An SLA is a business metric, not a technical one

Is a 99.999% SLA unrealistic? Does it actually matter?

Think about the company or project you’re currently working on.

Should you offer a 99.999% (“5 nines”) SLA to your clients or users?

Think about it for a moment…

I'll wait...

What things did you consider to decide if you can offer a 99.999% SLA?

Here are some of my guesses. How many were close?

  • “Our service is complex. Any small component could fail…”
  • “What does ‘available’ even mean? The web site loads? Users can make a purchase? Users can use every feature?”
  • “Do bugs count as down time?”
  • “We can’t even do a zero-downtime service upgrade yet…”
  • “How long was that last outage?”
  • “How much downtime did we have last year?”
  • “5 nines? That means only 5 minutes of downtime per year!

You probably came pretty quickly the conclusion that 99.999% uptime is unrealistic for your application.

Question answered. Right?

No.

I didn’t ask if 99.999% uptime was realistic. I asked if you should offer a 99.999% SLA to your clients.

These questions appear related, but they’re almost completely unrelated.

If you’re like younger me, and practically every other engineer, CTO, or tech-minded person in the world, you hear “99.999% uptime”, and you start thinking of technical feasibility. And there is a place for that. But that’s not what an SLA is actually for.
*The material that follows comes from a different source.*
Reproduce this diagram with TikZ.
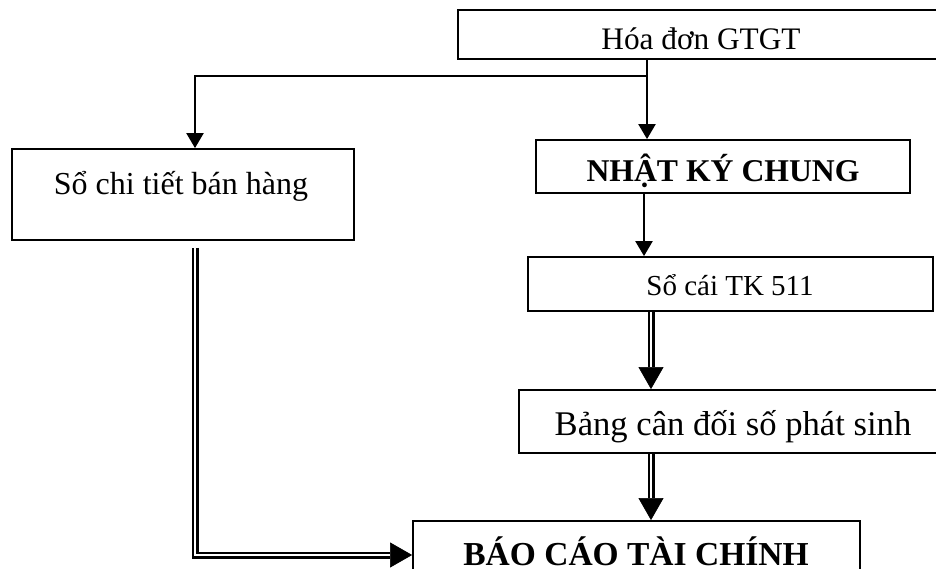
\documentclass[tikz,border=0pt]{standalone}
\usepackage{fontspec}
\setmainfont{Liberation Serif}
\usetikzlibrary{arrows.meta,calc}

\tikzset{
  box/.style={draw, line width=1.8pt, rectangle, inner sep=0pt},
  txt/.style={anchor=base, inner sep=0pt},
  arr/.style={line width=2.2pt, -{Triangle[length=15pt,width=17pt]}},
  dbl/.style={double, double distance=2.8pt, line width=2.1pt, line join=miter, shorten >=22pt},
  dbltip/.style={line width=0.5pt, -{Triangle[length=22pt,width=25pt]}}
}

\begin{document}
\begin{tikzpicture}[x=1pt, y=-1pt]
  \useasboundingbox (0,0) rectangle (936,569);
  \clip (0,0) rectangle (936,569);

  % boxes
  \node[box, minimum width=486pt, minimum height=49pt] (hd)   at (701,34.5)  {};
  \node[box, minimum width=342pt, minimum height=91pt] (sct)  at (183,194.5) {};
  \node[box, minimum width=374pt, minimum height=53pt] (nkc)  at (723,166.5) {};
  \node[box, minimum width=405pt, minimum height=54pt] (sc)   at (730.5,284) {};
  \node[box, minimum width=428pt, minimum height=63pt] (bcd)  at (733,421.5) {};
  \node[box, minimum width=447pt, minimum height=68pt] (bctc) at (636.5,555) {};

  % labels
  \node[txt] (hdt)   at (701,50)  {\fontsize{31.3}{32}\selectfont Hóa đơn GTGT};
  \node[txt] (sctt)  at (181,195) {\fontsize{32}{33}\selectfont Sổ chi tiết bán hàng};
  \node[txt] (nkct)  at (723,182) {\fontsize{31.7}{32}\selectfont\bfseries NHẬT KÝ CHUNG};
  \node[txt] (sct2)  at (730,295) {\fontsize{29}{30}\selectfont Sổ cái TK 511};
  \node[txt] (bcdt)  at (733,435) {\fontsize{34.6}{35}\selectfont Bảng cân đối số phát sinh};
  \node[txt] (bctct) at (636,565) {\fontsize{33.5}{34}\selectfont\bfseries BÁO CÁO TÀI CHÍNH};

  % single-line flows
  \draw[arr] ([xshift=-54pt]hd.south) -- ([xshift=-54pt]hd.south |- nkc.north);
  \draw[arr] ($(hd.south)+(-54,16)$) -| ([xshift=12pt]sct.north);
  \draw[arr] ([xshift=-79pt]nkc.south) -- ([xshift=-79pt]nkc.south |- sc.north);

  % double-line flows
  \draw[dbltip] ([xshift=-79.5pt]sc.south) -- ([xshift=-79.5pt]sc.south |- bcd.north);
  \draw[dbl]    ([xshift=-79.5pt]sc.south) -- ([xshift=-79.5pt]sc.south |- bcd.north);

  \draw[dbltip] ([xshift=-82pt]bcd.south) -- ([xshift=-82pt]bcd.south |- bctc.north);
  \draw[dbl]    ([xshift=-82pt]bcd.south) -- ([xshift=-82pt]bcd.south |- bctc.north);

  \draw[dbltip] ([xshift=12pt,yshift=-7pt]sct.south) |- (bctc.west);
  \draw[dbl]    ([xshift=12pt,yshift=-7pt]sct.south) |- (bctc.west);
\end{tikzpicture}
\end{document}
An SLA is an agreement, usually contractually enforced, between a service provider and a client. It explains the expected level of service and… now this is the important part… the repercussions for non-compliance.

Focusing on the uptime percentage alone is like falling for the age-old trap of “You name the price, I’ll set the terms”.

Consider the whole package.

Now I haven’t seen an extensive number of SLA contracts, but I’ve seen a few, and from both sides of the bargaining table. In some cases, the penalty may just be a prorated credit for services not rendered. If the service is down for 5 hours during the month, the client receives a 0.69% discount (5 hours / 720 hours).

On another example, I saw the requirement that severe outages, a 100% refund is issued for the month.

Now I can imagine you thinking of new questions…

  • “What are the terms of our current SLA with clients?”
  • “Would my customers be happy with a prorated discount for services missed? That’s pennies…”
  • “Actually, a 100% monthly refund is pennies, too.”
  • “We would absolutely love take on this huge client, even if we have to give them a free month of service once or twice a year.”
  • “Wait, if SLAs can have such weak penalties, who cares about them?”

Oh, that last one is a great one. I’m glad you asked!

Lawyers.

Compliance officers.

Those types.

SLAs are mostly a CYA tactic. “Nobody got fired for buying from a vendor with a 99.999% SLA.”

Now you shouldn’t take this as carte blanche to write toothless or unethical SLAs. And, of course, you need to keep your customers happy, too. And if they honestly expect 99.999% uptime, and you’re only delivering 98% uptime, they may take their 2 months of free service and leave.

Just consider the entire SLA. Not just the number. And remember it’s a business metric primarily. Not a technical one.